Registration is the act of qualifying to vote by formally enrolling on a
list of voters. People who have moved to another election district must take
steps to have their names placed on the voting rolls in their new place of
residence. The number of registered voters is smaller than the number of
eligible voters, since some eligible voters do not register.

In a few states or parts of states, no formal registration is required.
Voters merely present themselves at the polling place on election day with
proof that they are of age and have met the appropriate residence
requirements. Therefore, in these areas people who are citizens and of
voting age, and who meet the residence requirement, would be considered as
being registered.

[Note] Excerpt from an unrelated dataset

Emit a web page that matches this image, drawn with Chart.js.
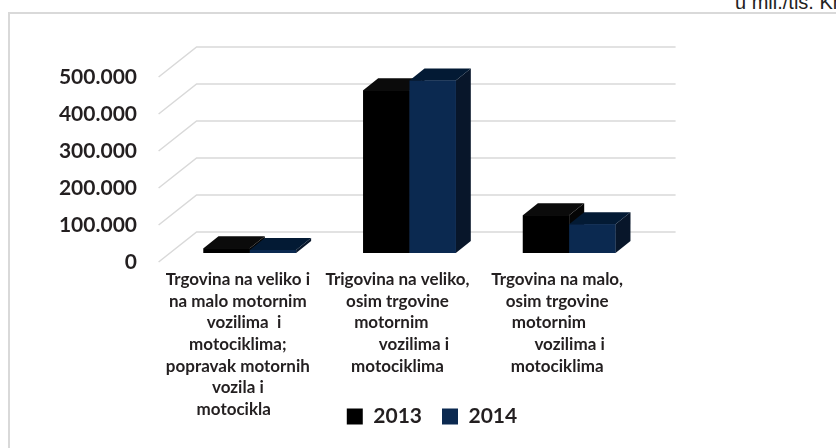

The total number of registered voters, who are by law able
to vote, constitute the electorate.

Lueko Willms argues that proportional representation is irrelevant, better
democracy would require "Increased social activity" as "the key, i.e.
primarily a rise in class conflicts, with a strengthenig of working peoples
self-esteem and self-confidence.  Changing technicalities of the election
setup would not do the trick, which is one of the fallacies of the
Nader/Camejo campaign which heavily pushed that theme." It sounds very
orthodox Marxism-Leninism.

The problem is that if the first-past-the-post system means that the chances
of electoral success of third parties are very slim, so that dissenting
votes are wasted, many people will see the "increased social activity" of
third parties as futile. There is no reason why electoral reform and
"increased social activitÿ" could not go hand in hand.

Orthodox Marxmism-Leninists would no doubt pontificate that electoral reform
would sow "bourgeois illusions" and that a good election system could only
be devised "after the revolution". But people who are not committed to
genuine popular democracy now, are unlikely to be committed to it "after the
revolution" either - as we saw in Russia and Eastern Europe.